> What you need to do:
Return the material word for word. Do not include the pictures.

> Given data:
-- Start --

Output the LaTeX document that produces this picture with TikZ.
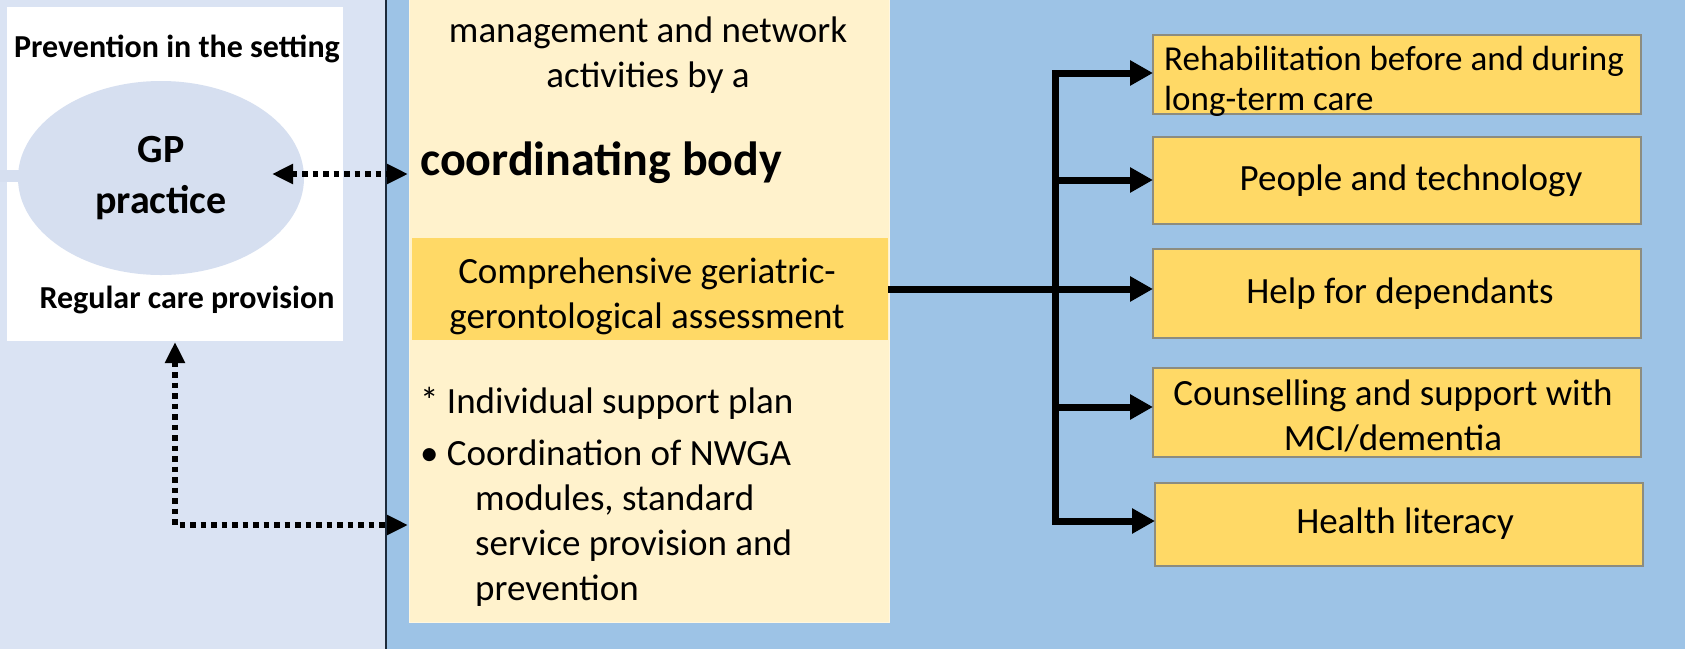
\documentclass[tikz,border=0pt]{standalone}
\usepackage{fontspec}
\setmainfont{Carlito}
\usetikzlibrary{arrows.meta,shapes.geometric}
\definecolor{panel}{HTML}{DAE3F3}
\definecolor{ellfill}{HTML}{D6DFF0}
\definecolor{midblue}{HTML}{9DC3E6}
\definecolor{lightyel}{HTML}{FFF2CC}
\definecolor{gold}{HTML}{FFD966}
\definecolor{boxedge}{HTML}{8C8C80}
\definecolor{divider}{HTML}{1C2A3A}
\begin{document}
\begin{tikzpicture}[x=1pt,y=-1pt,
  area/.style={inner sep=0pt, outer sep=0pt, anchor=north west},
  rbox/.style={area, draw=boxedge, line width=1.2pt, fill=gold, minimum width=488pt},
  t37/.style={inner sep=0pt, anchor=base, font=\fontsize{37}{45}\selectfont},
  t35/.style={inner sep=0pt, anchor=base west, font=\fontsize{35}{42}\selectfont},
  b32/.style={inner sep=0pt, anchor=base, font=\fontsize{32}{38}\selectfont\bfseries},
  b40/.style={inner sep=0pt, anchor=base, font=\fontsize{40}{48}\selectfont\bfseries},
  b48/.style={inner sep=0pt, anchor=base west, font=\fontsize{48}{56}\selectfont\bfseries},
  bigarrow/.style={line width=7pt, line join=miter, -{Triangle[length=23pt,width=24pt]}},
  dotline/.style={line width=5.5pt, dash pattern=on 5.5pt off 5pt},
  dotarrows/.style={{Triangle[length=21pt,width=19pt]}-{Triangle[length=21pt,width=19pt]}}
]
\useasboundingbox (0,0) rectangle (1685,649);
% backgrounds
\fill[panel] (0,0) rectangle (386,649);
\fill[midblue] (386,0) rectangle (1685,649);
\draw[divider, line width=2pt] (386,0) -- (386,649);

% left panel
\node[area, fill=white, minimum width=336pt, minimum height=334pt] (setting) at (7,7) {};
\fill[ellfill] (0,170) rectangle (20,182);
\node[ellipse, fill=ellfill, inner sep=0pt, minimum width=286pt, minimum height=194pt] (gp) at (161,178) {};
\node[b32] (prev) at (177,57) {Prevention in the setting};
\node[b40] (gp1) at (161,162) {GP};
\node[b40] (gp2) at (161,213) {practice};
\node[b32] (reg) at (187,308) {Regular care provision};

% central column
\node[area, fill=lightyel, draw=lightyel!60!white, line width=1pt, minimum width=480pt, minimum height=640pt] (coord) at (409,-18) {};
\node[t37] (c1) at (648,42) {management and network};
\node[t37] (c2) at (648,87) {activities by a};
\node[b48] (cb) at (420,175) {coordinating body};
\node[area, fill=gold, minimum width=476pt, minimum height=102pt] (cga) at (412,238) {};
\node[t37] (g1) at (647,283) {Comprehensive geriatric-};
\node[t37] (g2) at (647,328) {gerontological assessment};
\node[t37, anchor=base west] (l1) at (420,413) {* Individual support plan};
\node[t37, anchor=base west] (l2) at (420,465) {• Coordination of NWGA};
\node[t37, anchor=base west] (l3) at (475,510) {modules, standard};
\node[t37, anchor=base west] (l4) at (475,555) {service provision and};
\node[t37, anchor=base west] (l5) at (475,600) {prevention};

% right boxes
\node[rbox, minimum height=79pt] (r1) at (1153,35) {};
\node[rbox, minimum height=87pt] (r2) at (1153,137) {};
\node[rbox, minimum height=89pt] (r3) at (1153,249) {};
\node[rbox, minimum height=89pt] (r4) at (1153,368) {};
\node[rbox, minimum height=83pt] (r5) at (1155,483) {};
\node[t35] (r1a) at (1164,70) {Rehabilitation before and during};
\node[t35] (r1b) at (1164,110) {long-term care};
\node[t37] (r2a) at (1411,190) {People and technology};
\node[t37] (r3a) at (1400,303) {Help for dependants};
\node[t37] (r4a) at (1393,405) {Counselling and support with};
\node[t37] (r4b) at (1393,450) {MCI/dementia};
\node[t37] (r5a) at (1405,533) {Health literacy};

% connectors
\coordinate (mid) at (1055,289);
\draw[bigarrow] (mid) |- (r1.west |- 0,73);
\draw[bigarrow] (mid) |- (r5.west |- 0,521);
\draw[bigarrow] (1055,180) -- (r2.west |- 0,180);
\draw[bigarrow] (cga.east |- mid) -- (r3.west |- mid);
\draw[bigarrow] (1055,407) -- (r4.west |- 0,407);

% dotted arrows
\coordinate (dl) at (272,174);
\coordinate (dr) at (408,174);
\draw[dotline, dotarrows] (dl) -- (dr);
\coordinate (up) at (175,342);
\coordinate (right) at (408,525);
\draw[dotline, line join=miter, dotarrows] (up) |- (right);
\end{tikzpicture}
\end{document}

-- End --

> The reply:
Output the LaTeX document that produces this picture with TikZ.
\documentclass[tikz,border=0pt]{standalone}
\usepackage{fontspec}
\setmainfont{Carlito}
\usetikzlibrary{arrows.meta,shapes.geometric}
\definecolor{panel}{HTML}{DAE3F3}
\definecolor{ellfill}{HTML}{D6DFF0}
\definecolor{midblue}{HTML}{9DC3E6}
\definecolor{lightyel}{HTML}{FFF2CC}
\definecolor{gold}{HTML}{FFD966}
\definecolor{boxedge}{HTML}{8C8C80}
\definecolor{divider}{HTML}{1C2A3A}
\begin{document}
\begin{tikzpicture}[x=1pt,y=-1pt,
  area/.style={inner sep=0pt, outer sep=0pt, anchor=north west},
  rbox/.style={area, draw=boxedge, line width=1.2pt, fill=gold, minimum width=488pt},
  t37/.style={inner sep=0pt, anchor=base, font=\fontsize{37}{45}\selectfont},
  t35/.style={inner sep=0pt, anchor=base west, font=\fontsize{35}{42}\selectfont},
  b32/.style={inner sep=0pt, anchor=base, font=\fontsize{32}{38}\selectfont\bfseries},
  b40/.style={inner sep=0pt, anchor=base, font=\fontsize{40}{48}\selectfont\bfseries},
  b48/.style={inner sep=0pt, anchor=base west, font=\fontsize{48}{56}\selectfont\bfseries},
  bigarrow/.style={line width=7pt, line join=miter, -{Triangle[length=23pt,width=24pt]}},
  dotline/.style={line width=5.5pt, dash pattern=on 5.5pt off 5pt},
  dotarrows/.style={{Triangle[length=21pt,width=19pt]}-{Triangle[length=21pt,width=19pt]}}
]
\useasboundingbox (0,0) rectangle (1685,649);
% backgrounds
\fill[panel] (0,0) rectangle (386,649);
\fill[midblue] (386,0) rectangle (1685,649);
\draw[divider, line width=2pt] (386,0) -- (386,649);

% left panel
\node[area, fill=white, minimum width=336pt, minimum height=334pt] (setting) at (7,7) {};
\fill[ellfill] (0,170) rectangle (20,182);
\node[ellipse, fill=ellfill, inner sep=0pt, minimum width=286pt, minimum height=194pt] (gp) at (161,178) {};
\node[b32] (prev) at (177,57) {Prevention in the setting};
\node[b40] (gp1) at (161,162) {GP};
\node[b40] (gp2) at (161,213) {practice};
\node[b32] (reg) at (187,308) {Regular care provision};

% central column
\node[area, fill=lightyel, draw=lightyel!60!white, line width=1pt, minimum width=480pt, minimum height=640pt] (coord) at (409,-18) {};
\node[t37] (c1) at (648,42) {management and network};
\node[t37] (c2) at (648,87) {activities by a};
\node[b48] (cb) at (420,175) {coordinating body};
\node[area, fill=gold, minimum width=476pt, minimum height=102pt] (cga) at (412,238) {};
\node[t37] (g1) at (647,283) {Comprehensive geriatric-};
\node[t37] (g2) at (647,328) {gerontological assessment};
\node[t37, anchor=base west] (l1) at (420,413) {* Individual support plan};
\node[t37, anchor=base west] (l2) at (420,465) {• Coordination of NWGA};
\node[t37, anchor=base west] (l3) at (475,510) {modules, standard};
\node[t37, anchor=base west] (l4) at (475,555) {service provision and};
\node[t37, anchor=base west] (l5) at (475,600) {prevention};

% right boxes
\node[rbox, minimum height=79pt] (r1) at (1153,35) {};
\node[rbox, minimum height=87pt] (r2) at (1153,137) {};
\node[rbox, minimum height=89pt] (r3) at (1153,249) {};
\node[rbox, minimum height=89pt] (r4) at (1153,368) {};
\node[rbox, minimum height=83pt] (r5) at (1155,483) {};
\node[t35] (r1a) at (1164,70) {Rehabilitation before and during};
\node[t35] (r1b) at (1164,110) {long-term care};
\node[t37] (r2a) at (1411,190) {People and technology};
\node[t37] (r3a) at (1400,303) {Help for dependants};
\node[t37] (r4a) at (1393,405) {Counselling and support with};
\node[t37] (r4b) at (1393,450) {MCI/dementia};
\node[t37] (r5a) at (1405,533) {Health literacy};

% connectors
\coordinate (mid) at (1055,289);
\draw[bigarrow] (mid) |- (r1.west |- 0,73);
\draw[bigarrow] (mid) |- (r5.west |- 0,521);
\draw[bigarrow] (1055,180) -- (r2.west |- 0,180);
\draw[bigarrow] (cga.east |- mid) -- (r3.west |- mid);
\draw[bigarrow] (1055,407) -- (r4.west |- 0,407);

% dotted arrows
\coordinate (dl) at (272,174);
\coordinate (dr) at (408,174);
\draw[dotline, dotarrows] (dl) -- (dr);
\coordinate (up) at (175,342);
\coordinate (right) at (408,525);
\draw[dotline, line join=miter, dotarrows] (up) |- (right);
\end{tikzpicture}
\end{document}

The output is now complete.